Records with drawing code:
>> START

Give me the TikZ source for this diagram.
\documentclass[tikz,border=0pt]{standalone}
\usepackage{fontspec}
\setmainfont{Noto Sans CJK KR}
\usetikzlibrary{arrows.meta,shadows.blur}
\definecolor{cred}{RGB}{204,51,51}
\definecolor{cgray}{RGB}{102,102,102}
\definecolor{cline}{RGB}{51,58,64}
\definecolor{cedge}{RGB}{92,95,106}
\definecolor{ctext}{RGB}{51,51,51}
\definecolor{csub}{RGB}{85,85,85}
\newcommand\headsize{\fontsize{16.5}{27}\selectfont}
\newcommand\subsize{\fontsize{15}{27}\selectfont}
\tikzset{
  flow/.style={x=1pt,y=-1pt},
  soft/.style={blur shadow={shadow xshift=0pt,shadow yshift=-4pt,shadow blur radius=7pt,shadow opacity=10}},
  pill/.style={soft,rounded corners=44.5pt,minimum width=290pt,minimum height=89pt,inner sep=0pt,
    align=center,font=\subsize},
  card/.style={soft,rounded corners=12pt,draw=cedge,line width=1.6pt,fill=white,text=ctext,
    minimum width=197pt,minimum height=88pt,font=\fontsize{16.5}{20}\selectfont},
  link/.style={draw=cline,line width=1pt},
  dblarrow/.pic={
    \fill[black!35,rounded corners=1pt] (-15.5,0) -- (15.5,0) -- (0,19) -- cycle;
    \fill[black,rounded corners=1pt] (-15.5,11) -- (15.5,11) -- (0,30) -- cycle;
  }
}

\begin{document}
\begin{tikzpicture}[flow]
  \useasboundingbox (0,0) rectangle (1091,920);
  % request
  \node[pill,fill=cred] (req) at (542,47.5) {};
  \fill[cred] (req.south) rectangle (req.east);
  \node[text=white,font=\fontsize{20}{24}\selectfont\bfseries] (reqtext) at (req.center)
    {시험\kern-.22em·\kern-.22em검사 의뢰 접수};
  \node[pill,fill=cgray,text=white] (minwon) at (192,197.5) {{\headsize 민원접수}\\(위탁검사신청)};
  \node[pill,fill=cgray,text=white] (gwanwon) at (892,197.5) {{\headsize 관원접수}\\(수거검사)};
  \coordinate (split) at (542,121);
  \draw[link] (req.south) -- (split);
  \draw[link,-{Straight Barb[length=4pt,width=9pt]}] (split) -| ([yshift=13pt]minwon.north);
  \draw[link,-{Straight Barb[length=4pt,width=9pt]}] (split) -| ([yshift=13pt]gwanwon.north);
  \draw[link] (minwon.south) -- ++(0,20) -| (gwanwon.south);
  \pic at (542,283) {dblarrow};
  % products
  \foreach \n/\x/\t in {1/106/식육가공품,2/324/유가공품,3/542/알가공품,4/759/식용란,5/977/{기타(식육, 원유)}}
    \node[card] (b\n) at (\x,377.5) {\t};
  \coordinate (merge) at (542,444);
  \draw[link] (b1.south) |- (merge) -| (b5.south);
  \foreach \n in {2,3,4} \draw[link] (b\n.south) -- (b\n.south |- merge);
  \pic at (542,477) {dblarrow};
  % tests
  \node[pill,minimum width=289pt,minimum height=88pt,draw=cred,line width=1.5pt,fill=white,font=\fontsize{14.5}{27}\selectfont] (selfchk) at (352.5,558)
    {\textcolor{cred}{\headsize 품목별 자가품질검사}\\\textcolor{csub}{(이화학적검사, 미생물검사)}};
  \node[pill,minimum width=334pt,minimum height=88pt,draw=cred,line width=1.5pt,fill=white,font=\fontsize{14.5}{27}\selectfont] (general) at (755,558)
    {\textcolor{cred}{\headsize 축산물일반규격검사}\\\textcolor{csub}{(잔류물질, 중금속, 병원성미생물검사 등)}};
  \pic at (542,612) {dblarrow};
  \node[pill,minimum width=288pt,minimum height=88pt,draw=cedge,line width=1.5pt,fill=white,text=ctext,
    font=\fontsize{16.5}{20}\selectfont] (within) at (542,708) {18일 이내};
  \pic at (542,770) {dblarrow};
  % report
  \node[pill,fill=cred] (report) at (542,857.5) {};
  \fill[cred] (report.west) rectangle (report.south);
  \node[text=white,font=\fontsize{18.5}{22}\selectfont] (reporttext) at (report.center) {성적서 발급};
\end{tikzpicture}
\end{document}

>> END
>> START

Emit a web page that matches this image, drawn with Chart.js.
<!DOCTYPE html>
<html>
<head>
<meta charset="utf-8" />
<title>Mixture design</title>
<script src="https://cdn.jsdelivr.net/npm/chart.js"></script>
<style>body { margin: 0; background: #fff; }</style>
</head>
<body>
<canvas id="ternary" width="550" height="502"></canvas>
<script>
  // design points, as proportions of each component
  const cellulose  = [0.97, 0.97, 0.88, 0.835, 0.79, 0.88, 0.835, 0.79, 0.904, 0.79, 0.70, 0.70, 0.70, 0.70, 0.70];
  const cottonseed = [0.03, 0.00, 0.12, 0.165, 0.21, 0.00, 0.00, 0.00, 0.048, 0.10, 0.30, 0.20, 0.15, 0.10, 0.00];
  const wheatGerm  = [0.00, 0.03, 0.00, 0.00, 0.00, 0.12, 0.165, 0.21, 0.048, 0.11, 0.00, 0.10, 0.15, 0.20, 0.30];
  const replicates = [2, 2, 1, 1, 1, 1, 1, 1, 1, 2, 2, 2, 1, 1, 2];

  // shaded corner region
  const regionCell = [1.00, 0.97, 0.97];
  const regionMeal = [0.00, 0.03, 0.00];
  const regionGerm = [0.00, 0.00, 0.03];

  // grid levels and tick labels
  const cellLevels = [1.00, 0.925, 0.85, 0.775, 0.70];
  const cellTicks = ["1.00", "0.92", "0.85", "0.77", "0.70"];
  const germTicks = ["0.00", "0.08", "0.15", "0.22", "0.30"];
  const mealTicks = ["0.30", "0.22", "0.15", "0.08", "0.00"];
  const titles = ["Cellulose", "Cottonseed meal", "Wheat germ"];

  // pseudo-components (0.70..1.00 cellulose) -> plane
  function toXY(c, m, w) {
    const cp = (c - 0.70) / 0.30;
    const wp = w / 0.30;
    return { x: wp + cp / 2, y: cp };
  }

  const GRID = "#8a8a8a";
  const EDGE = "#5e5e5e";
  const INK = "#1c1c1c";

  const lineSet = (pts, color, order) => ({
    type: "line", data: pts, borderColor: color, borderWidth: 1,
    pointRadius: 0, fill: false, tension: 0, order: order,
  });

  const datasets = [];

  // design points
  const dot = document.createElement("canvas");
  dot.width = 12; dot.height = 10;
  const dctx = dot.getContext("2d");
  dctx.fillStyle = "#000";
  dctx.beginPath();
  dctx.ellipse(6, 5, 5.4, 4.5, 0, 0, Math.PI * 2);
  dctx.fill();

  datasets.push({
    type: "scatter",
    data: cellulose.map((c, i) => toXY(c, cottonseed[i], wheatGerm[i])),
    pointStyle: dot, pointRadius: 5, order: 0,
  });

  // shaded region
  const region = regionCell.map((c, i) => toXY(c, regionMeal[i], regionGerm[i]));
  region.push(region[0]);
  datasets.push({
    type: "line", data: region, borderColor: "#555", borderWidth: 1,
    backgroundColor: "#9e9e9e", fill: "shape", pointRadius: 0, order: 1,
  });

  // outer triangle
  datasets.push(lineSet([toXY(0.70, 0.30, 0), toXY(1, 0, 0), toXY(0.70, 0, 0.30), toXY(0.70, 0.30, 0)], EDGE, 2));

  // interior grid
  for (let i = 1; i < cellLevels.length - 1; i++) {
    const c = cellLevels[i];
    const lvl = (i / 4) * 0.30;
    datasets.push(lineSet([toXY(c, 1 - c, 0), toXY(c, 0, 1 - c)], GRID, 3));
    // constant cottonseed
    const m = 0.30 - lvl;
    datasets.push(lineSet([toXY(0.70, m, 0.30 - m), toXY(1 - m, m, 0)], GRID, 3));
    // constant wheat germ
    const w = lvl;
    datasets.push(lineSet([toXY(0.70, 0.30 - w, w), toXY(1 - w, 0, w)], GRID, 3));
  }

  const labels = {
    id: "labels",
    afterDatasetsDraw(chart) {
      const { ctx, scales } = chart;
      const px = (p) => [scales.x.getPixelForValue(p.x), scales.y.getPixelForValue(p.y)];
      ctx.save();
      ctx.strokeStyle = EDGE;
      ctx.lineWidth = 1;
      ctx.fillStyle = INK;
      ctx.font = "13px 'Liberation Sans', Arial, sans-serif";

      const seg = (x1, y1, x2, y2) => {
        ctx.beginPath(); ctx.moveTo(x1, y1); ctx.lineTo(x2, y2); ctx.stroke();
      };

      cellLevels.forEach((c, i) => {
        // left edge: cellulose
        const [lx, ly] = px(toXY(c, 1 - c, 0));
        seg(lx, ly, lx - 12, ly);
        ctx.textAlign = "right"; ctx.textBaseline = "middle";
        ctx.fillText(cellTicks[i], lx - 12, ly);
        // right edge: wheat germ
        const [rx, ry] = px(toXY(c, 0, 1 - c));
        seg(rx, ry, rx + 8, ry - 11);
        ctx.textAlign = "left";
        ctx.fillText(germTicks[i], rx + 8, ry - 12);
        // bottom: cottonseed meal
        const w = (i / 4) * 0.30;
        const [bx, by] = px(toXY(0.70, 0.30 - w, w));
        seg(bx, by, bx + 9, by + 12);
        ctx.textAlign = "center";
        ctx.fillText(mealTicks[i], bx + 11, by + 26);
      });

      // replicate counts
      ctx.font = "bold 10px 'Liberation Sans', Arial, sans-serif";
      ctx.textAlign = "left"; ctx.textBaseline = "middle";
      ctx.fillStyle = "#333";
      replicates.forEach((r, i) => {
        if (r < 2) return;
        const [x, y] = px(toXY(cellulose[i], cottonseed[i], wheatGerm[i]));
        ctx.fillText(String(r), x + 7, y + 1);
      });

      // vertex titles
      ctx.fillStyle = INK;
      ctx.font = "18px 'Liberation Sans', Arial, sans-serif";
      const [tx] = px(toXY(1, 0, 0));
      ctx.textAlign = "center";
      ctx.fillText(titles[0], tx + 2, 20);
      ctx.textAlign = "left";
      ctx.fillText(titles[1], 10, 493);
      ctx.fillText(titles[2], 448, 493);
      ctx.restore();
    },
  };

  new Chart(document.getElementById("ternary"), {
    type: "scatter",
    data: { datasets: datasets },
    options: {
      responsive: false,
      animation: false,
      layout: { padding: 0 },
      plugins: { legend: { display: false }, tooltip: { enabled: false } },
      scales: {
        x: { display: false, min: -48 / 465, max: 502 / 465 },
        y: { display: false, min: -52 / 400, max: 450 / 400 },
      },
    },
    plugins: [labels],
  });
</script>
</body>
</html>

>> END

Task to carry out:
Above are the records; from them, give again exactly the lines from the one containing "Emit a web page" through the one containing "const regionGerm = [0.00, 0.00, 0.03];", both included.

Task answer:
Emit a web page that matches this image, drawn with Chart.js.
<!DOCTYPE html>
<html>
<head>
<meta charset="utf-8" />
<title>Mixture design</title>
<script src="https://cdn.jsdelivr.net/npm/chart.js"></script>
<style>body { margin: 0; background: #fff; }</style>
</head>
<body>
<canvas id="ternary" width="550" height="502"></canvas>
<script>
  // design points, as proportions of each component
  const cellulose  = [0.97, 0.97, 0.88, 0.835, 0.79, 0.88, 0.835, 0.79, 0.904, 0.79, 0.70, 0.70, 0.70, 0.70, 0.70];
  const cottonseed = [0.03, 0.00, 0.12, 0.165, 0.21, 0.00, 0.00, 0.00, 0.048, 0.10, 0.30, 0.20, 0.15, 0.10, 0.00];
  const wheatGerm  = [0.00, 0.03, 0.00, 0.00, 0.00, 0.12, 0.165, 0.21, 0.048, 0.11, 0.00, 0.10, 0.15, 0.20, 0.30];
  const replicates = [2, 2, 1, 1, 1, 1, 1, 1, 1, 2, 2, 2, 1, 1, 2];

  // shaded corner region
  const regionCell = [1.00, 0.97, 0.97];
  const regionMeal = [0.00, 0.03, 0.00];
  const regionGerm = [0.00, 0.00, 0.03];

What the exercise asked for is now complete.